[LISTING start]

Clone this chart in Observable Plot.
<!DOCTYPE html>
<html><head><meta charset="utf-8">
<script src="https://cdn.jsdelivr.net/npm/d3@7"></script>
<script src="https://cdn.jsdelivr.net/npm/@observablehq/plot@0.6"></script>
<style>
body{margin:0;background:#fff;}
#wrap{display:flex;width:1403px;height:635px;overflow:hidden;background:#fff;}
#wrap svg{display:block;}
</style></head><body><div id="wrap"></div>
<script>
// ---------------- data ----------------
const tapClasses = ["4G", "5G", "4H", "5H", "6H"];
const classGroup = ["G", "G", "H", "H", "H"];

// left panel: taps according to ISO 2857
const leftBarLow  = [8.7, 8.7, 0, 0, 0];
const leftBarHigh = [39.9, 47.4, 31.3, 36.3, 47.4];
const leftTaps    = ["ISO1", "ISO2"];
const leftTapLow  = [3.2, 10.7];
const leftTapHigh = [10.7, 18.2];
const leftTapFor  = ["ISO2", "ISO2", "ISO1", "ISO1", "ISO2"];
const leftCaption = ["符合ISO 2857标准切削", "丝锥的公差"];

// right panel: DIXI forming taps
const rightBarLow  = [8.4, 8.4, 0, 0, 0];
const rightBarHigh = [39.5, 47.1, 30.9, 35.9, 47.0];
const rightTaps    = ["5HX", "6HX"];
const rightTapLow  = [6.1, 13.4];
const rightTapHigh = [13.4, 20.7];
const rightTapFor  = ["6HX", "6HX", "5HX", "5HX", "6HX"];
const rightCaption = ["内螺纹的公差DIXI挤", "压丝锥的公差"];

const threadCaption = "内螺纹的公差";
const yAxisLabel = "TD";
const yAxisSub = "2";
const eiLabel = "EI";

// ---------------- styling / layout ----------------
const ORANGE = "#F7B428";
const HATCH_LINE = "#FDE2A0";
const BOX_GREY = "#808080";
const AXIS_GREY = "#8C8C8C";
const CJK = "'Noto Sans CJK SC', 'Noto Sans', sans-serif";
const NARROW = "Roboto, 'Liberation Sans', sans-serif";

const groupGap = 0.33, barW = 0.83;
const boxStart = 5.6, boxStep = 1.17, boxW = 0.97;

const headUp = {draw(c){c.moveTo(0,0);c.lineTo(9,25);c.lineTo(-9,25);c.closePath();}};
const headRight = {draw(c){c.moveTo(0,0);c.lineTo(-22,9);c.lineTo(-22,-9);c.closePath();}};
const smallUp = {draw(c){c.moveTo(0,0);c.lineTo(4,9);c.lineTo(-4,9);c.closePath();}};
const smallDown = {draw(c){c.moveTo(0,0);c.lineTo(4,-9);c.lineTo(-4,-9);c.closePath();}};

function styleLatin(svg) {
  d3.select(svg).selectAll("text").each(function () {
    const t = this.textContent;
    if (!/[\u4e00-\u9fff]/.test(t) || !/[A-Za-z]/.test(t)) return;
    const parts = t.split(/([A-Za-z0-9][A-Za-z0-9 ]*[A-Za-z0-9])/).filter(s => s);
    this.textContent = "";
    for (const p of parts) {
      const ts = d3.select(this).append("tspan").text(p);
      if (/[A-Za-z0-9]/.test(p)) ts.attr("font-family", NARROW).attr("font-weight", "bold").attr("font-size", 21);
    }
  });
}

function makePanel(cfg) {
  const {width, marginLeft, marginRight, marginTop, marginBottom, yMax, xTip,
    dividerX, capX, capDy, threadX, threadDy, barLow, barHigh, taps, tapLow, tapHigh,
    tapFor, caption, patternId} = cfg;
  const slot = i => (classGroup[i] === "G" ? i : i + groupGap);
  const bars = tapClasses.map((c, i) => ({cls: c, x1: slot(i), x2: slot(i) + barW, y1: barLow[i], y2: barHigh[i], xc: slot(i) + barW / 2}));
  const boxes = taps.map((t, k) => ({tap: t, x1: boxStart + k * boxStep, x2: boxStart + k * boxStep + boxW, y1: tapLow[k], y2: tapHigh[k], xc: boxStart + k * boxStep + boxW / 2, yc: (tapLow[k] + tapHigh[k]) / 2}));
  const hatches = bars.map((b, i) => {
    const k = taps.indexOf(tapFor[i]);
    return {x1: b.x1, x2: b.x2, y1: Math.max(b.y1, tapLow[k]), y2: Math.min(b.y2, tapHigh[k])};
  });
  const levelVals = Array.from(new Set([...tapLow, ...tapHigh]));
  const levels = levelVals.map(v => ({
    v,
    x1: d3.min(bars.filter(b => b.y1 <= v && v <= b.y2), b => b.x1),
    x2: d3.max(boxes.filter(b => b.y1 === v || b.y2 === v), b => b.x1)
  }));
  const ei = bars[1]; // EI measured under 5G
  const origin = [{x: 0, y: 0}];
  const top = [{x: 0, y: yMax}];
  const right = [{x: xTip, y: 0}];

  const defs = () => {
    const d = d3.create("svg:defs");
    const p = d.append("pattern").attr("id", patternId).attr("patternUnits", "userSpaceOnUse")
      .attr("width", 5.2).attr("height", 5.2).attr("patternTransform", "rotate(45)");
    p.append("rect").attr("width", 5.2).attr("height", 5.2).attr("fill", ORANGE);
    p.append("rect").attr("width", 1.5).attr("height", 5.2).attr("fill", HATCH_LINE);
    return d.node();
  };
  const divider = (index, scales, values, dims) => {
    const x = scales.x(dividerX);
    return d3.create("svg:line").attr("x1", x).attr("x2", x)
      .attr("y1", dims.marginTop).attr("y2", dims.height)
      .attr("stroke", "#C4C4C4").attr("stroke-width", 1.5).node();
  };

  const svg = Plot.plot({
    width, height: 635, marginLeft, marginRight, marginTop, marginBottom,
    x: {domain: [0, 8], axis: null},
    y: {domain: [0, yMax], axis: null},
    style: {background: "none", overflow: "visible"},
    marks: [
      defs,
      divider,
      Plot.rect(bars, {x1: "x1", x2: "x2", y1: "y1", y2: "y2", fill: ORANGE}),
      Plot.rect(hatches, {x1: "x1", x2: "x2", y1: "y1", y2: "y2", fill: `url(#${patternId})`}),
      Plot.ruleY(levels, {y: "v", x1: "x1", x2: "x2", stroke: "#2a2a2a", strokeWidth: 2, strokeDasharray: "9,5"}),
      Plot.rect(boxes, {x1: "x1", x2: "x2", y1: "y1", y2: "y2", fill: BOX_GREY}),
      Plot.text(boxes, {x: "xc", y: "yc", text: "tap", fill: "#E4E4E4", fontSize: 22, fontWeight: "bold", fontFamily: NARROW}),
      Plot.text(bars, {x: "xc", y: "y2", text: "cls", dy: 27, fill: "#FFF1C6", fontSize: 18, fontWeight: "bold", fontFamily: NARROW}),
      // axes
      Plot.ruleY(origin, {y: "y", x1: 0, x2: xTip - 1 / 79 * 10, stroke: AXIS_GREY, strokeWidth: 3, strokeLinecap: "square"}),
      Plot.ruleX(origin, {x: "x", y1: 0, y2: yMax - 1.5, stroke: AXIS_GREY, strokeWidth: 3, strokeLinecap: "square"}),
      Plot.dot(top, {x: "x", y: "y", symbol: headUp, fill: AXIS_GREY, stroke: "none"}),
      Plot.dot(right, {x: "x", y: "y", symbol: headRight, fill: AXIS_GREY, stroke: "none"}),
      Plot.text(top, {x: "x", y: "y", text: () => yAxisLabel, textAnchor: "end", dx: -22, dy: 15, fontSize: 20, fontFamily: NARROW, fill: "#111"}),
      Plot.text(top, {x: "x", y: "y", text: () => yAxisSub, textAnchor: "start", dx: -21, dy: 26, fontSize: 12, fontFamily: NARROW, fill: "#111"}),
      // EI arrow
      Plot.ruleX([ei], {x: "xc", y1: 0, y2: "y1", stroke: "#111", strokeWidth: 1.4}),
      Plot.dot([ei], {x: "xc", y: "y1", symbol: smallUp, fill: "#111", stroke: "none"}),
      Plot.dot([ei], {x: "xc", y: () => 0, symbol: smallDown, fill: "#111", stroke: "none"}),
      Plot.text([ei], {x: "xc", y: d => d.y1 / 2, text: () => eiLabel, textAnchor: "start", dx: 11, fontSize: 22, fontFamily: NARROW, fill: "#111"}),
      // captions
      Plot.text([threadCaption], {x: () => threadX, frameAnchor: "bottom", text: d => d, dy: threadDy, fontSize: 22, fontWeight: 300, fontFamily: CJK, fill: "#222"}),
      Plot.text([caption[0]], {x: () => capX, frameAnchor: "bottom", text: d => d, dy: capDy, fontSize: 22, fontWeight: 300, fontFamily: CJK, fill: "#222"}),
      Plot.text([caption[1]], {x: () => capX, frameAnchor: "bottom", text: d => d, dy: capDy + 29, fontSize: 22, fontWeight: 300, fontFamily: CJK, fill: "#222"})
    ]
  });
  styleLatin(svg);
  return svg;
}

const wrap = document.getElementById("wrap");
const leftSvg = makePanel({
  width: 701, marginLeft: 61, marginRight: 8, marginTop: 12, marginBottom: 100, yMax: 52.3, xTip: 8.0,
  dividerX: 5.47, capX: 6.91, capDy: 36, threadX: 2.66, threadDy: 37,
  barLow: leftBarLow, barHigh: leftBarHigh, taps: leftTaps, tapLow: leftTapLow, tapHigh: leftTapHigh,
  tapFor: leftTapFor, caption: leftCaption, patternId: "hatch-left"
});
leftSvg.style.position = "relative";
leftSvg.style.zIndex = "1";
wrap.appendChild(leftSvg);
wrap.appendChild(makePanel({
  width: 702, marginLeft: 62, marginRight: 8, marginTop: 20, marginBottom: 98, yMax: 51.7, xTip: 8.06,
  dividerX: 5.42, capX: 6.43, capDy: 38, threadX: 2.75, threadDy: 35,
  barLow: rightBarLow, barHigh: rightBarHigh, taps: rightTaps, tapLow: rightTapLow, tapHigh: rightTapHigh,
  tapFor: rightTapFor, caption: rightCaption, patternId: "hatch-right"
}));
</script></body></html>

[LISTING end]
[LISTING start]

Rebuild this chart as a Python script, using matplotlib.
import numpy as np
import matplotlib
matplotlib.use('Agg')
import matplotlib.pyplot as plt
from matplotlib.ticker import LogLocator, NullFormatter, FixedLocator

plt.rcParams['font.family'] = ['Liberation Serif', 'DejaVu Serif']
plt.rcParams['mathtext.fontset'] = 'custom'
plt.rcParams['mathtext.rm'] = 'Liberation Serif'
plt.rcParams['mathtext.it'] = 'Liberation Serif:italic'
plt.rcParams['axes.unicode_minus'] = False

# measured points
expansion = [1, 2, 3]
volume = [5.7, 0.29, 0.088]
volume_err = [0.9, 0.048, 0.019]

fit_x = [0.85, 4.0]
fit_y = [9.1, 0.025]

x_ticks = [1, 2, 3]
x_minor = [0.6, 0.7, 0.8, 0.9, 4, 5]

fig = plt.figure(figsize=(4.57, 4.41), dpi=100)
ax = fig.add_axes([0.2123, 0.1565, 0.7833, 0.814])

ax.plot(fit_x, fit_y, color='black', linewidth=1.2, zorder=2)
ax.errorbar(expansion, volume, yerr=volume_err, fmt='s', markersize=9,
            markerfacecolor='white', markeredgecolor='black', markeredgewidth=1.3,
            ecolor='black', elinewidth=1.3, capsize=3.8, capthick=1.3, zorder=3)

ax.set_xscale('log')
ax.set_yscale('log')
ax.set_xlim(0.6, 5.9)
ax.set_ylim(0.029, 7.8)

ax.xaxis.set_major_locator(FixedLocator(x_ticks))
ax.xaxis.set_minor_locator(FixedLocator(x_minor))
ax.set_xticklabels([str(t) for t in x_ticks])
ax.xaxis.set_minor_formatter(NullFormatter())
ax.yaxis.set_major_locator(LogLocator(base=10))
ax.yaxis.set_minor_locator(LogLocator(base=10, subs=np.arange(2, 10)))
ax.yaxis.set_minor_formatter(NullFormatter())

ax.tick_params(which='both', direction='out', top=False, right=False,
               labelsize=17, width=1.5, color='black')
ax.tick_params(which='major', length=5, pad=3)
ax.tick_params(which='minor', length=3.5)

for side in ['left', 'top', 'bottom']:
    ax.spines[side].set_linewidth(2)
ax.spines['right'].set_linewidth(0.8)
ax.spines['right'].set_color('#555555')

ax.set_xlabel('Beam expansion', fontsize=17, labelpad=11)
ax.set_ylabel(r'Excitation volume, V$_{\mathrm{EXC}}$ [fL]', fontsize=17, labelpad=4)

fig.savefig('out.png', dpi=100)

[LISTING end]

- _EXERCISE DIRECTIONS_: For the entries above, count the lines that contain the string "chart", and state that number without further comment.

- _SOLUTION BELOW_: 2